Required work
Give back the full listing, character for character, with no pictures.

Data segment

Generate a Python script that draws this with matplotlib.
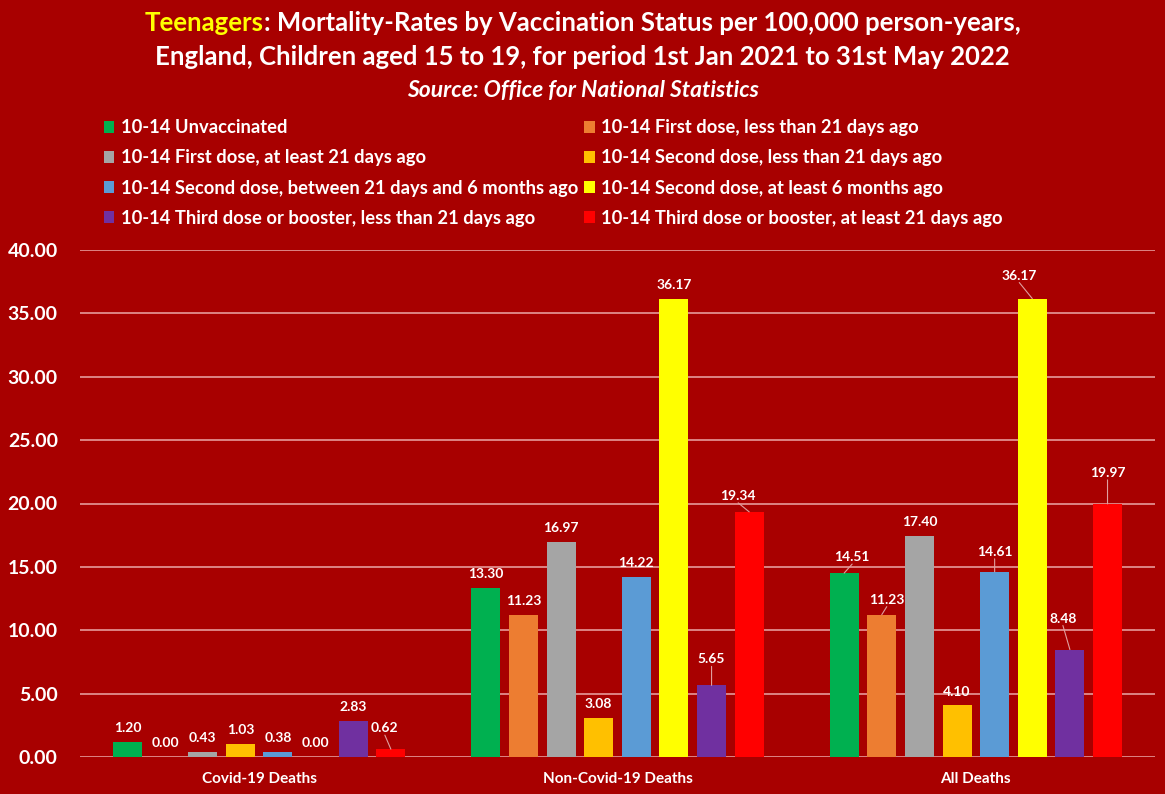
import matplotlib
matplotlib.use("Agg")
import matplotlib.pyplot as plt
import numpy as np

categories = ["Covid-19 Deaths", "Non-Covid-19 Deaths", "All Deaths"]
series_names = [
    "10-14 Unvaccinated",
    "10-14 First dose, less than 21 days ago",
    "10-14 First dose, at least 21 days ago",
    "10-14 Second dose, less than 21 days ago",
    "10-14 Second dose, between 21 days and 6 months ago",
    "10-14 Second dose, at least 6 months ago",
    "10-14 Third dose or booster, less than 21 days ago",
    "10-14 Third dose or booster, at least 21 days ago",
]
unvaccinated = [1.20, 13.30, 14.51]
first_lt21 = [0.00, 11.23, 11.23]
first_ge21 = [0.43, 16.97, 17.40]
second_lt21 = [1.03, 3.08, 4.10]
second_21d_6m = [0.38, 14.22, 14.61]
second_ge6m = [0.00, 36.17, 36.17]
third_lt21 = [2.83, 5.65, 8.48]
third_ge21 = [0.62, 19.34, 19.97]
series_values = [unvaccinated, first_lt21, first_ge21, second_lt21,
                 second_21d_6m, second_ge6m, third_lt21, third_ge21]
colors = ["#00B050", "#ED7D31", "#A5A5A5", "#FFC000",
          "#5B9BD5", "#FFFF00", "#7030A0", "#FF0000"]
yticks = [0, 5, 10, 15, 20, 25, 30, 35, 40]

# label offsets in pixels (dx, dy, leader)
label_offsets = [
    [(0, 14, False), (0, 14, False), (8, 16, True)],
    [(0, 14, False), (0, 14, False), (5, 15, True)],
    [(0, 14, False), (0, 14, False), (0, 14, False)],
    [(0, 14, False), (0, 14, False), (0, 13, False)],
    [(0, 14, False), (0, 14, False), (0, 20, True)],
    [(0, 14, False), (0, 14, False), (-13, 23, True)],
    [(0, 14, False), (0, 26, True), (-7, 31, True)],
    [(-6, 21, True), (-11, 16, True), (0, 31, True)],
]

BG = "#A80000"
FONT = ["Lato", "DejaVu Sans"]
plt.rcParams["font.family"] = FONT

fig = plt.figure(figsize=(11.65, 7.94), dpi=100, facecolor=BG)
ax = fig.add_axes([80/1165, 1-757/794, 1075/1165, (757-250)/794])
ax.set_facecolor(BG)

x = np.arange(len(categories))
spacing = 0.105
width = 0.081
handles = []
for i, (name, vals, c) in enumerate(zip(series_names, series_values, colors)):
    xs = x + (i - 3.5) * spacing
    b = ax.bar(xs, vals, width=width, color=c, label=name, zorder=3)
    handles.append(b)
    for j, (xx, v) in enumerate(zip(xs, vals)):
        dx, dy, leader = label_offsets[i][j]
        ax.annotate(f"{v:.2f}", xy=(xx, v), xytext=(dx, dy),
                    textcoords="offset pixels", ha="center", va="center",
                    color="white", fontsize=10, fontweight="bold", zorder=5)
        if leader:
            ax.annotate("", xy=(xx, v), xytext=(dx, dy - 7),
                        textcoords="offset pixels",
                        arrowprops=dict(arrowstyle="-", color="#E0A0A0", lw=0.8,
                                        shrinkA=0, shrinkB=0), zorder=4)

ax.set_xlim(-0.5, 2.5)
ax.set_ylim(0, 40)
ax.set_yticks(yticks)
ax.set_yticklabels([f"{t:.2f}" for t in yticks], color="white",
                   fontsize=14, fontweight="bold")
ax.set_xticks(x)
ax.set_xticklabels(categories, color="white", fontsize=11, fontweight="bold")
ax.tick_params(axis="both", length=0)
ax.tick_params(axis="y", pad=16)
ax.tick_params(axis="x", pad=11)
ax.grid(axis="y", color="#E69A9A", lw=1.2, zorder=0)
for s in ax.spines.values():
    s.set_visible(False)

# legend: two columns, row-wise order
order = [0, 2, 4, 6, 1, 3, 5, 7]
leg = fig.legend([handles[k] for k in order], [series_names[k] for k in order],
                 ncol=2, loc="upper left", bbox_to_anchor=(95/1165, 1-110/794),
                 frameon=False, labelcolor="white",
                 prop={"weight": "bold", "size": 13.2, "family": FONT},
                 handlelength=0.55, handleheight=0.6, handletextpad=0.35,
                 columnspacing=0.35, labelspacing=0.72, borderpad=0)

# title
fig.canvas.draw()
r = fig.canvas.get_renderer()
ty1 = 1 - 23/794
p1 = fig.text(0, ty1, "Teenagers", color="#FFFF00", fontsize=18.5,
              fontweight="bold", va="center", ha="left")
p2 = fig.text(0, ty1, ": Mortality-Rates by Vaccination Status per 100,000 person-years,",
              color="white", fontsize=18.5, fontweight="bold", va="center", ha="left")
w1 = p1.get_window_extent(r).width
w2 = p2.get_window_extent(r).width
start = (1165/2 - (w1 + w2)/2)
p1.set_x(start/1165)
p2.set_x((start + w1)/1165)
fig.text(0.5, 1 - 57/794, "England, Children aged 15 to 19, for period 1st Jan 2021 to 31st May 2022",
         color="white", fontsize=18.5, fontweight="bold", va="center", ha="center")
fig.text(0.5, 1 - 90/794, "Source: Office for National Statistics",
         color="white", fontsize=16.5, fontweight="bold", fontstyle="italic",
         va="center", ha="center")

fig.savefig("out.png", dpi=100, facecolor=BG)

Written response
Generate a Python script that draws this with matplotlib.
import matplotlib
matplotlib.use("Agg")
import matplotlib.pyplot as plt
import numpy as np

categories = ["Covid-19 Deaths", "Non-Covid-19 Deaths", "All Deaths"]
series_names = [
    "10-14 Unvaccinated",
    "10-14 First dose, less than 21 days ago",
    "10-14 First dose, at least 21 days ago",
    "10-14 Second dose, less than 21 days ago",
    "10-14 Second dose, between 21 days and 6 months ago",
    "10-14 Second dose, at least 6 months ago",
    "10-14 Third dose or booster, less than 21 days ago",
    "10-14 Third dose or booster, at least 21 days ago",
]
unvaccinated = [1.20, 13.30, 14.51]
first_lt21 = [0.00, 11.23, 11.23]
first_ge21 = [0.43, 16.97, 17.40]
second_lt21 = [1.03, 3.08, 4.10]
second_21d_6m = [0.38, 14.22, 14.61]
second_ge6m = [0.00, 36.17, 36.17]
third_lt21 = [2.83, 5.65, 8.48]
third_ge21 = [0.62, 19.34, 19.97]
series_values = [unvaccinated, first_lt21, first_ge21, second_lt21,
                 second_21d_6m, second_ge6m, third_lt21, third_ge21]
colors = ["#00B050", "#ED7D31", "#A5A5A5", "#FFC000",
          "#5B9BD5", "#FFFF00", "#7030A0", "#FF0000"]
yticks = [0, 5, 10, 15, 20, 25, 30, 35, 40]

# label offsets in pixels (dx, dy, leader)
label_offsets = [
    [(0, 14, False), (0, 14, False), (8, 16, True)],
    [(0, 14, False), (0, 14, False), (5, 15, True)],
    [(0, 14, False), (0, 14, False), (0, 14, False)],
    [(0, 14, False), (0, 14, False), (0, 13, False)],
    [(0, 14, False), (0, 14, False), (0, 20, True)],
    [(0, 14, False), (0, 14, False), (-13, 23, True)],
    [(0, 14, False), (0, 26, True), (-7, 31, True)],
    [(-6, 21, True), (-11, 16, True), (0, 31, True)],
]

BG = "#A80000"
FONT = ["Lato", "DejaVu Sans"]
plt.rcParams["font.family"] = FONT

fig = plt.figure(figsize=(11.65, 7.94), dpi=100, facecolor=BG)
ax = fig.add_axes([80/1165, 1-757/794, 1075/1165, (757-250)/794])
ax.set_facecolor(BG)

x = np.arange(len(categories))
spacing = 0.105
width = 0.081
handles = []
for i, (name, vals, c) in enumerate(zip(series_names, series_values, colors)):
    xs = x + (i - 3.5) * spacing
    b = ax.bar(xs, vals, width=width, color=c, label=name, zorder=3)
    handles.append(b)
    for j, (xx, v) in enumerate(zip(xs, vals)):
        dx, dy, leader = label_offsets[i][j]
        ax.annotate(f"{v:.2f}", xy=(xx, v), xytext=(dx, dy),
                    textcoords="offset pixels", ha="center", va="center",
                    color="white", fontsize=10, fontweight="bold", zorder=5)
        if leader:
            ax.annotate("", xy=(xx, v), xytext=(dx, dy - 7),
                        textcoords="offset pixels",
                        arrowprops=dict(arrowstyle="-", color="#E0A0A0", lw=0.8,
                                        shrinkA=0, shrinkB=0), zorder=4)

ax.set_xlim(-0.5, 2.5)
ax.set_ylim(0, 40)
ax.set_yticks(yticks)
ax.set_yticklabels([f"{t:.2f}" for t in yticks], color="white",
                   fontsize=14, fontweight="bold")
ax.set_xticks(x)
ax.set_xticklabels(categories, color="white", fontsize=11, fontweight="bold")
ax.tick_params(axis="both", length=0)
ax.tick_params(axis="y", pad=16)
ax.tick_params(axis="x", pad=11)
ax.grid(axis="y", color="#E69A9A", lw=1.2, zorder=0)
for s in ax.spines.values():
    s.set_visible(False)

# legend: two columns, row-wise order
order = [0, 2, 4, 6, 1, 3, 5, 7]
leg = fig.legend([handles[k] for k in order], [series_names[k] for k in order],
                 ncol=2, loc="upper left", bbox_to_anchor=(95/1165, 1-110/794),
                 frameon=False, labelcolor="white",
                 prop={"weight": "bold", "size": 13.2, "family": FONT},
                 handlelength=0.55, handleheight=0.6, handletextpad=0.35,
                 columnspacing=0.35, labelspacing=0.72, borderpad=0)

# title
fig.canvas.draw()
r = fig.canvas.get_renderer()
ty1 = 1 - 23/794
p1 = fig.text(0, ty1, "Teenagers", color="#FFFF00", fontsize=18.5,
              fontweight="bold", va="center", ha="left")
p2 = fig.text(0, ty1, ": Mortality-Rates by Vaccination Status per 100,000 person-years,",
              color="white", fontsize=18.5, fontweight="bold", va="center", ha="left")
w1 = p1.get_window_extent(r).width
w2 = p2.get_window_extent(r).width
start = (1165/2 - (w1 + w2)/2)
p1.set_x(start/1165)
p2.set_x((start + w1)/1165)
fig.text(0.5, 1 - 57/794, "England, Children aged 15 to 19, for period 1st Jan 2021 to 31st May 2022",
         color="white", fontsize=18.5, fontweight="bold", va="center", ha="center")
fig.text(0.5, 1 - 90/794, "Source: Office for National Statistics",
         color="white", fontsize=16.5, fontweight="bold", fontstyle="italic",
         va="center", ha="center")

fig.savefig("out.png", dpi=100, facecolor=BG)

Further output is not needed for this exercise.